Hal Holbrook is the most famous Mark Twain impersonator nationally.
But I suspect that Samuel Langhorne Clemens might have more trouble telling
himself for Ohio’s Mark than from the actor’s Mark.
Sammy was born in Florida, Missouri in 1835, but Dawidziak is
keeping him alive in brilliant fashion. He died in 1910 at his Redding,
Connecticut home, which explains why the Mark Twain House & Museum is in
Connecticut and not in Hannibal, Missouri, where Twain/Clemens lived from age 4
to 17. He is buried in Woodlawn Cemetery in Elmira, New York. Alas, the report
of his death is no longer a great exaggeration.

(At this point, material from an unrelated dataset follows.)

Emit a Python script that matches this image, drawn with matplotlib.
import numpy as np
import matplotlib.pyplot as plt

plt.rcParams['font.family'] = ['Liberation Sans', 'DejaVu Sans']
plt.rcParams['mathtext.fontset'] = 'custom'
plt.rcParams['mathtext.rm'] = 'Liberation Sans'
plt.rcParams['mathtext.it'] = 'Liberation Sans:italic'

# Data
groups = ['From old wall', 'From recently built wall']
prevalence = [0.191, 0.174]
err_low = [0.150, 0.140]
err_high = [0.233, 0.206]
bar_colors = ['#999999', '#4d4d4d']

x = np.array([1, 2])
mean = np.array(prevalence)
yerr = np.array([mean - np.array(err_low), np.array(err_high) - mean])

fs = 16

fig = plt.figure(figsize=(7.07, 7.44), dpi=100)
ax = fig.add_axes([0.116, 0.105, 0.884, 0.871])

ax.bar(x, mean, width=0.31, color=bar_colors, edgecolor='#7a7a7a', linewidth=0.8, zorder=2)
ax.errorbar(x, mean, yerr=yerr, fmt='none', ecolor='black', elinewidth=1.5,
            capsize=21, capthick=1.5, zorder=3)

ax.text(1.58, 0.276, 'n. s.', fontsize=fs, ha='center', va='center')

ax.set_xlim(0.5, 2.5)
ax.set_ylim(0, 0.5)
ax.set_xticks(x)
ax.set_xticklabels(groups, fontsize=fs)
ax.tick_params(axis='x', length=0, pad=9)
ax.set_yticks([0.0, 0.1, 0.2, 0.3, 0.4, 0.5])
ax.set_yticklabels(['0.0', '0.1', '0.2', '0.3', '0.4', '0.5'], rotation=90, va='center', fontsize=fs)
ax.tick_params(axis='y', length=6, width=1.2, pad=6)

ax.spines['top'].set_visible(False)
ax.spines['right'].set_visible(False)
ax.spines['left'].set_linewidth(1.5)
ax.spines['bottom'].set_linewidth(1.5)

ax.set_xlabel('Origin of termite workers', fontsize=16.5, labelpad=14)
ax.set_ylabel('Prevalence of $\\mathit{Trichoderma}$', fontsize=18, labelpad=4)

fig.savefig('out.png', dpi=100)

Paula and I visited the Twain grave site (I like to visit birth,
workplace and graves of writers during our travels to 52 countries and 43
states). His wife, Livy, and their children Langdon, Suzy, Jean and Clara are
in the same row.
Nearby, we saw the grave of Ernie Davis, the first African-American
to win the Heisman Trophy in college football. Davis starred for Syracuse, was
drafted by the Washington Redskins and traded to the Cleveland Browns but died
from leukemia in 1962 before playing a down in the NFL.
Some of my favorite Mark Twain quotes:
“A lie can travel
half way around the world while the truth is putting on its shoes.”
“God created war so
that Americans would learn geography.”
And, as my final
tribute to our Mark and Hannibal’s Mark:
“Wrinkles should
merely indicate where the smiles have been.”